During a question-and-answer session with kid golfers at Chelsea Piers, Smith was asked how sure he was of the Knicks ending their title drought this season.
"I’m 100 percent sure," the swingman said.
Smith was then asked why he joined the Knicks over the Nets when he came back from China in February 2012.
"The Nets weren’t good," Smith said. "Now they’re still not good."
Coming into the 2013-14 campaign, there aren't high expectations for the Knicks, especially after the considerable improvement around them in an Eastern conference that already holds the NBA's best squad and back-to-back champions, the Miami Heat.
The Chicago Bulls will welcome back their star player, Derrick Rose, after a season-long injury last year. The Indiana Pacers were a nose hair from making the NBA Finals and only figure to get better with Danny Granger coming back and a strengthened bench.

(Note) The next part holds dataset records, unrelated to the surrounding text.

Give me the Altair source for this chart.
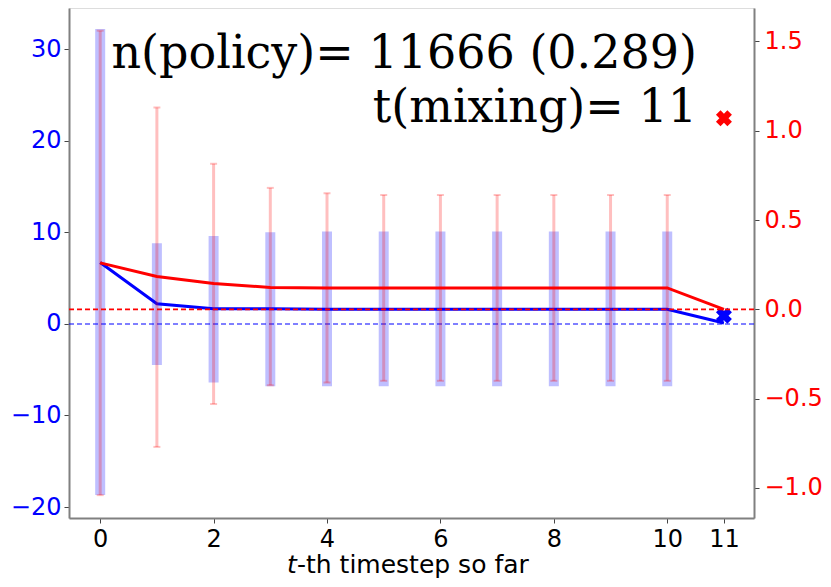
import altair as alt
import pandas as pd

steps = list(range(12))
blue_mean = [6.7, 2.2, 1.65, 1.65, 1.6, 1.6, 1.6, 1.6, 1.6, 1.6, 1.6, 0.1]
blue_hi = [32.2, 8.8, 9.6, 10.0, 10.1, 10.1, 10.1, 10.1, 10.1, 10.1, 10.1]
blue_lo = [-18.7, -4.5, -6.4, -6.8, -6.8, -6.8, -6.8, -6.8, -6.8, -6.8, -6.8]
red_mean = [0.26, 0.184, 0.145, 0.123, 0.12, 0.12, 0.12, 0.12, 0.12, 0.12, 0.12, 0.0]
red_hi = [1.56, 1.13, 0.815, 0.68, 0.65, 0.64, 0.64, 0.64, 0.64, 0.64, 0.64]
red_lo = [-1.04, -0.77, -0.53, -0.425, -0.41, -0.40, -0.40, -0.40, -0.40, -0.40, -0.40]
blue_final = 0.9
red_final = 1.07
final_step = 11
x_ticks = [0, 2, 4, 6, 8, 10, 11]
blue_ticks = [-20, -10, 0, 10, 20, 30]
red_ticks = [-1.0, -0.5, 0.0, 0.5, 1.0, 1.5]

line_df = pd.DataFrame({"t": steps, "blue": blue_mean, "red": red_mean})
bar_df = pd.DataFrame({"t": steps[:11], "blo": blue_lo, "bhi": blue_hi,
                       "rlo": red_lo, "rhi": red_hi})
final_df = pd.DataFrame({"t": [final_step], "blue": [blue_final], "red": [red_final]})
one_df = pd.DataFrame({"z": [0]})

W, H = 685, 510
xscale = alt.Scale(domain=[-0.55, 11.53], nice=False, zero=False)
xaxis = alt.Axis(values=x_ticks, title=None, grid=False, labelFontSize=24,
                 labelFont="DejaVu Sans", labelColor="black", tickSize=5,
                 labelPadding=4, domainColor="#808080", domainWidth=2,
                 tickColor="#444444", labelFlush=False)
bscale = alt.Scale(domain=[-21.2, 34.5], nice=False, zero=False)
baxis = alt.Axis(values=blue_ticks, title=None, grid=False, orient="left",
                 labelFontSize=24, labelFont="DejaVu Sans", labelColor="#0000ff",
                 tickSize=5, labelPadding=3, domainColor="#808080", domainWidth=2,
                 tickColor="#444444")
rscale = alt.Scale(domain=[-1.168, 1.687], nice=False, zero=False)
raxis = alt.Axis(values=red_ticks, format=".1f", title=None, grid=False, orient="right",
                 labelFontSize=24, labelFont="DejaVu Sans", labelColor="#ff0000",
                 tickSize=5, labelPadding=5, domainColor="#808080", domainWidth=2,
                 tickColor="#444444")

X = alt.X("t:Q", scale=xscale, axis=xaxis)

b_bars = alt.Chart(bar_df).mark_rule(strokeWidth=10, color="#0000ff", opacity=0.25).encode(
    x=X, y=alt.Y("blo:Q", scale=bscale, axis=baxis), y2="bhi:Q")
b_zero = alt.Chart(one_df).mark_rule(color="#0000ff", opacity=0.5, strokeWidth=2,
                                     strokeDash=[5, 3]).encode(y=alt.datum(0))
b_line = alt.Chart(line_df).mark_line(color="#0000ff", strokeWidth=3).encode(
    x=X, y=alt.Y("blue:Q", scale=bscale, axis=baxis))
b_x = alt.Chart(final_df).mark_point(shape="cross", angle=45, filled=True, size=260,
                                     color="#0000ff", opacity=1).encode(
    x=X, y=alt.Y("blue:Q", scale=bscale, axis=baxis))
blue_group = alt.layer(b_bars, b_zero, b_line, b_x)

r_bars = alt.Chart(bar_df).mark_rule(strokeWidth=3, color="#ff0000", opacity=0.25).encode(
    x=X, y=alt.Y("rlo:Q", scale=rscale, axis=raxis), y2="rhi:Q")
r_cap_hi = alt.Chart(bar_df).mark_tick(orient="horizontal", size=7, thickness=2,
                                       color="#ff0000", opacity=0.25).encode(
    x=X, y=alt.Y("rhi:Q", scale=rscale, axis=raxis))
r_cap_lo = alt.Chart(bar_df).mark_tick(orient="horizontal", size=7, thickness=2,
                                       color="#ff0000", opacity=0.25).encode(
    x=X, y=alt.Y("rlo:Q", scale=rscale, axis=raxis))
r_zero = alt.Chart(one_df).mark_rule(stroke="#ff0000", strokeWidth=1.6, opacity=1,
                                     strokeDash=[5, 3]).encode(y=alt.datum(0))
r_line = alt.Chart(line_df).mark_line(color="#ff0000", strokeWidth=3).encode(
    x=X, y=alt.Y("red:Q", scale=rscale, axis=raxis))
r_x = alt.Chart(final_df).mark_point(shape="cross", angle=45, filled=True, size=260,
                                     color="#ff0000", opacity=1).encode(
    x=X, y=alt.Y("red:Q", scale=rscale, axis=raxis))

ann = pd.DataFrame({"s": ["n(policy)= 11666 (0.289)", "t(mixing)= 11"]})
t1 = alt.Chart(ann.iloc[[0]]).mark_text(font="DejaVu Serif", fontSize=46, align="right",
                                        baseline="alphabetic", color="black").encode(
    text="s:N", x=alt.value(628), y=alt.value(60))
t2 = alt.Chart(ann.iloc[[1]]).mark_text(font="DejaVu Serif", fontSize=46, align="right",
                                        baseline="alphabetic", color="black").encode(
    text="s:N", x=alt.value(628), y=alt.value(114))

xl = pd.DataFrame({"a": ["t"], "b": ["-th timestep so far"]})
xl1 = alt.Chart(xl).mark_text(font="DejaVu Sans", fontSize=25, fontStyle="italic",
                              align="left", baseline="alphabetic", color="black").encode(
    text="a:N", x=alt.value(218), y=alt.value(565))
xl2 = alt.Chart(xl).mark_text(font="DejaVu Sans", fontSize=25,
                              align="left", baseline="alphabetic", color="black").encode(
    text="b:N", x=alt.value(228), y=alt.value(565))

red_group = alt.layer(r_bars, r_cap_hi, r_cap_lo, r_zero, r_line, r_x, t1, t2, xl1, xl2)

chart = alt.layer(blue_group, red_group).resolve_scale(y="independent").properties(
    width=W, height=H,
    autosize=alt.AutoSizeParams(type="none"),
    padding={"left": 61, "top": 0, "right": 69, "bottom": 61},
).configure_view(stroke="#808080", strokeWidth=2).configure(background="white")

chart.save("out.html", embed_options={"renderer": "svg", "actions": False})
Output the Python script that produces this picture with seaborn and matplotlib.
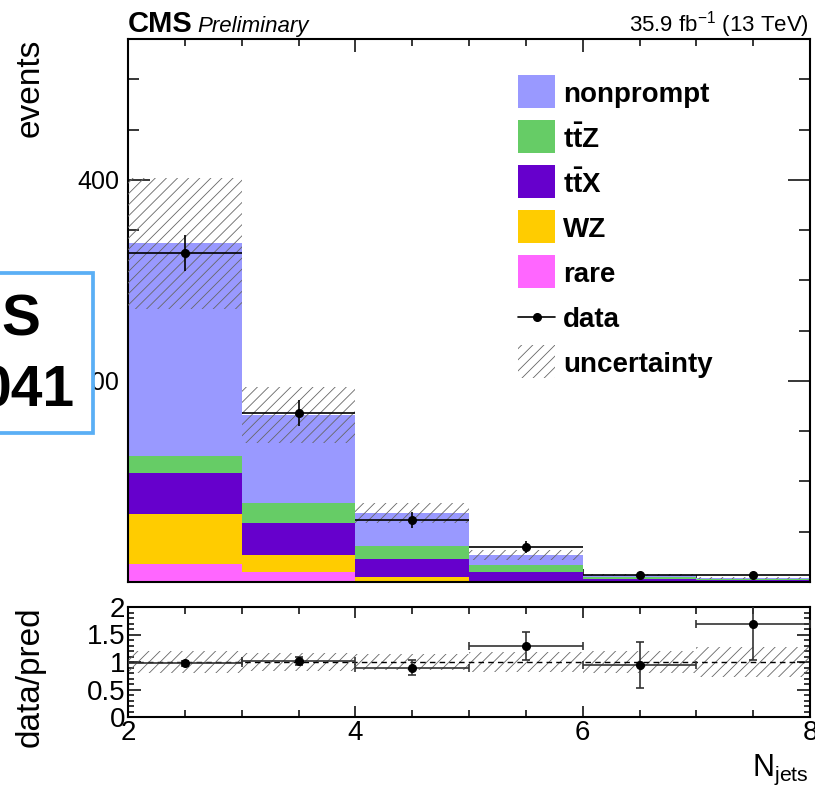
import numpy as np
import pandas as pd
import matplotlib
matplotlib.use("Agg")
import matplotlib.pyplot as plt
import seaborn as sns
from matplotlib.patches import Rectangle
from matplotlib.lines import Line2D
from matplotlib.ticker import FixedLocator, MultipleLocator

# ---------------- data ----------------
edges = [2, 3, 4, 5, 6, 7, 8]
processes = ["nonprompt", "ttZ", "ttX", "WZ", "rare"]
labels = ["nonprompt", r"$\mathbf{t\bar{t}Z}$", r"$\mathbf{t\bar{t}X}$", "WZ", "rare"]
colors = ["#9999ff", "#66cc66", "#6600cc", "#ffcc00", "#ff66ff"]

nonprompt = [211.8, 87.7, 32.7, 10.3, 2.1, 1.2]
ttZ = [16.5, 19.2, 12.9, 6.6, 1.8, 0.6]
ttX = [41.0, 32.1, 18.6, 8.9, 2.4, 2.0]
WZ = [49.9, 16.6, 3.8, 0.6, 0.4, 0.2]
rare = [17.6, 10.2, 0.8, 0.4, 0.2, 0.1]

data = [327.0, 168.0, 61.5, 34.7, 6.6, 7.0]
data_err = [18.1, 13.0, 7.8, 5.9, 2.6, 2.6]
unc = [65.0, 28.0, 10.0, 4.8, 1.4, 1.15]

ratio = [0.975, 1.02, 0.90, 1.29, 0.95, 1.69]
ratio_err = [0.05, 0.07, 0.13, 0.26, 0.42, 0.66]
ratio_unc = [0.20, 0.17, 0.15, 0.18, 0.20, 0.28]

# ---------------- style ----------------
sns.set_theme(style="ticks")
plt.rcParams["font.family"] = ["Liberation Sans", "DejaVu Sans"]
plt.rcParams["mathtext.fontset"] = "custom"
plt.rcParams["mathtext.rm"] = "Liberation Sans"
plt.rcParams["mathtext.it"] = "Liberation Sans:italic"
plt.rcParams["mathtext.bf"] = "Liberation Sans:bold"
plt.rcParams["hatch.linewidth"] = 0.6
plt.rcParams["hatch.color"] = "#666666"
for k in ["text.color", "axes.labelcolor", "xtick.color", "ytick.color",
          "axes.edgecolor", "xtick.labelcolor", "ytick.labelcolor"]:
    plt.rcParams[k] = "black"

W, H = 815, 792
fig = plt.figure(figsize=(W / 100, H / 100), dpi=100)


def fx(px):
    return px / W


def fy(py):
    return 1 - py / H


ax = fig.add_axes([fx(128), fy(582), fx(810) - fx(128), fy(39) - fy(582)])
rax = fig.add_axes([fx(128), fy(717), fx(810) - fx(128), fy(607) - fy(717)])

centers = [(edges[i] + edges[i + 1]) / 2 for i in range(len(edges) - 1)]
series = dict(nonprompt=nonprompt, ttZ=ttZ, ttX=ttX, WZ=WZ, rare=rare)
rows = []
for p in processes:
    for c, v in zip(centers, series[p]):
        rows.append(dict(njets=c, events=v, process=p))
df = pd.DataFrame(rows)

sns.histplot(data=df, x="njets", weights="events", hue="process",
             hue_order=processes, palette=dict(zip(processes, colors)),
             multiple="stack", bins=edges, alpha=1, linewidth=0,
             legend=False, ax=ax, zorder=1)

total = np.sum([series[p] for p in processes], axis=0)
lo = np.append(total - np.array(unc), (total - np.array(unc))[-1])
hi = np.append(total + np.array(unc), (total + np.array(unc))[-1])
ax.fill_between(edges, lo, hi, step="post", facecolor="none",
                edgecolor="#666666", linewidth=0, hatch="///", zorder=3)

ax.errorbar(centers, data, yerr=data_err, xerr=0.5, fmt="o", color="black",
            ms=5.5, elinewidth=1.2, capsize=0, zorder=5)

ax.set_xlim(2, 8)
ax.set_ylim(0, 540)
ax.set_xlabel("")
ax.set_ylabel("")
ax.xaxis.set_major_locator(FixedLocator([2, 4, 6, 8]))
ax.xaxis.set_minor_locator(MultipleLocator(0.5))
ax.yaxis.set_major_locator(FixedLocator([200, 400]))
ax.yaxis.set_minor_locator(MultipleLocator(50))
ax.tick_params(axis="x", which="major", direction="in", length=9.5, width=1.1,
               top=True, bottom=True, labelbottom=False)
ax.tick_params(axis="x", which="minor", direction="in", length=5, width=1.1,
               top=True, bottom=True)
ax.tick_params(axis="y", which="major", direction="in", length=16, width=1.1,
               left=True, right=True, labelsize=18, pad=6)
ax.tick_params(axis="y", which="minor", direction="in", length=8, width=1.1,
               left=True, right=True)
for s in ax.spines.values():
    s.set_linewidth(1.5)
    s.set_visible(True)

# ratio panel
r_lo = np.append(1 - np.array(ratio_unc), 1 - ratio_unc[-1])
r_hi = np.append(1 + np.array(ratio_unc), 1 + ratio_unc[-1])
rax.fill_between(edges, r_lo, r_hi, step="post", facecolor="none",
                 edgecolor="#666666", linewidth=0, hatch="///", zorder=2)
rax.axhline(1, color="black", lw=1.0, ls=(0, (4, 3)), zorder=3)
rax.errorbar(centers, ratio, yerr=ratio_err, xerr=0.5, fmt="o", color="black",
             ecolor="#333333", ms=5.5, elinewidth=1.2, capsize=3, capthick=1.2,
             zorder=5)
rax.set_xlim(2, 8)
rax.set_ylim(0, 2)
rax.xaxis.set_major_locator(FixedLocator([2, 4, 6, 8]))
rax.xaxis.set_minor_locator(MultipleLocator(0.5))
rax.yaxis.set_major_locator(FixedLocator([0, 0.5, 1, 1.5, 2]))
rax.yaxis.set_minor_locator(MultipleLocator(0.1))
rax.set_yticklabels(["0", "0.5", "1", "1.5", "2"])
rax.tick_params(axis="x", which="major", direction="in", length=8, width=1.1,
                top=True, bottom=True, labelsize=20, pad=2)
rax.tick_params(axis="x", which="minor", direction="in", length=5, width=1.1,
                top=True, bottom=True)
rax.tick_params(axis="y", which="major", direction="in", length=9.5, width=1.1,
                left=True, right=True, labelsize=20, pad=2)
rax.tick_params(axis="y", which="minor", direction="in", length=4.5, width=1.1,
                left=True, right=True)
for s in rax.spines.values():
    s.set_linewidth(1.5)
    s.set_visible(True)

# texts
fig.text(fx(128), fy(32), "CMS", fontsize=21, fontweight="bold", va="baseline", ha="left")
fig.text(fx(197), fy(32), "Preliminary", fontsize=16, style="italic", va="baseline", ha="left")
fig.text(fx(809), fy(31), r"35.9 fb$^{-1}$ (13 TeV)", fontsize=16, va="baseline", ha="right")
fig.text(fx(30), fy(39), "events", fontsize=24, rotation=90, ha="center", va="top")
fig.text(fx(30), fy(606), "data/pred", fontsize=24, rotation=90, ha="center", va="top")
fig.text(fx(809), fy(776), r"N$_{\mathregular{jets}}$", fontsize=22, ha="right", va="baseline")

# legend (manual)
for i, (lab, col) in enumerate(zip(labels, colors)):
    yc = 91.7 + 45 * i
    fig.patches.append(Rectangle((fx(518), fy(yc + 16.5)), fx(555) - fx(518), fy(yc - 16.5) - fy(yc + 16.5),
                                 transform=fig.transFigure, facecolor=col, edgecolor="none"))
    fig.text(fx(563), fy(yc), lab, fontsize=20, fontweight="bold", va="center_baseline", ha="left")
yc = 91.7 + 45 * 5
fig.lines.append(Line2D([fx(518), fx(555)], [fy(yc), fy(yc)], transform=fig.transFigure, color="black", lw=1.2))
fig.lines.append(Line2D([fx(536.5)], [fy(yc)], transform=fig.transFigure, marker="o", ms=5.5, color="black"))
fig.text(fx(563), fy(yc), "data", fontsize=20, fontweight="bold", va="center_baseline", ha="left")
yc = 91.7 + 45 * 6
fig.patches.append(Rectangle((fx(518), fy(yc + 16.5)), fx(555) - fx(518), fy(yc - 16.5) - fy(yc + 16.5),
                             transform=fig.transFigure, facecolor="none", edgecolor="#666666",
                             linewidth=0, hatch="///"))
fig.text(fx(563), fy(yc), "uncertainty", fontsize=20, fontweight="bold", va="center_baseline", ha="left")

# overlay box at left edge
fig.patches.append(Rectangle((fx(-20), fy(433)), fx(93) - fx(-20), fy(273) - fy(433),
                             transform=fig.transFigure, facecolor="white",
                             edgecolor="#5aaff5", linewidth=2.7, zorder=10))
fig.text(fx(40), fy(335), "S", fontsize=42, fontweight="bold", ha="right", va="baseline", zorder=11)
fig.text(fx(75), fy(407), "041", fontsize=41, fontweight="bold", ha="right", va="baseline", zorder=11)

fig.savefig("out.png", dpi=100)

Not to mention the Nets, who have added two Hall of Famers in Paul Pierce and Kevin Garnett to their roster. Adding to their incredible amount of depth, Brooklyn also signed Andrei Kirilenko to its bench and now that squad has a realistic shot at competing for Eastern conference supremacy.
With all this action going on around them, the Knicks have made some nice, quiet moves bringing in the likes of Andrea Bargnani, Metta World Peace and Beno Udrih.
Even with those solid additions, many people feel the Knicks are no better than a No. 5 seed in the East, which I must admit, even as a Knicks fan, is looking pretty realistic for the moment.
But the lack of expectations aren't really a big deal. It means the Knicks won't have a whole heck of a lot of people picking them to make big noise this season, and that helps take some of the pressure off a team that is full of guys who haven't really accomplished much.
Enter J.R. Smith.
Now Smith's big mouth has helped shine a spotlight on the Knicks this season and the only thing people will talk about is how Smith senselessly guaranteed an NBA title when it wasn't necessary or even logical to do so.
Flying under the radar would have been a far better strategy, but now Smith has lowered himself to the level of Pierce and some of the Nets, who have been infamous for talking trash this offseason, in an effort to get their Big Apple counterparts all riled up.
The fact of the matter is that Smith's jawing won't win the Knicks games or stop him from no-showing in the playoffs. Saying the Nets aren't that good won't erase the fact that Brooklyn is going to be good, as long as they stay healthy, and will more than challenge the Knicks in the Atlantic division.
Instead, the Knicks must go out and talk with their play because quite frankly, they are still a 54-win team from last season with a far younger and more athletic roster.
They have nothing to prove to anyone but themselves. All the other critics won't be silenced by quotes anyway, only winning will quiet them.
Granted, not many analysts and fans outside of New York are giving general manager Glenn Grunwald credit and the Knicks' improved roster much respect, but that's just the way this team should want it. Clearly, Smith doesn't subscribe to that same thought process.
So, instead of coming off as smart with his prediction, Smith looks more like New York Jets head coach, Rex Ryan. He now has set a ridiculously high bar for himself and his teammates, and will face no shortage of ridicule if he happens to fall flat on his face.
And this isn't the first time he's done this, either.
Even the most optimistic Knicks fan can't possibly predict with 100 percent certainty New York will bring home a title.
I'm even more sure that not being picked by anyone is the ideal low pressure environment that would to help the players feel more loose from game to game.
Now the Knicks have a title prediction to deal with, and it isn't even from their coach or their best player.
Sure, it's OK to say the Knicks have the talent to win a title, but to say as Smith did that it's a 100 percent certainty is just downright ignorant and will only serve to hurt this team moving forward.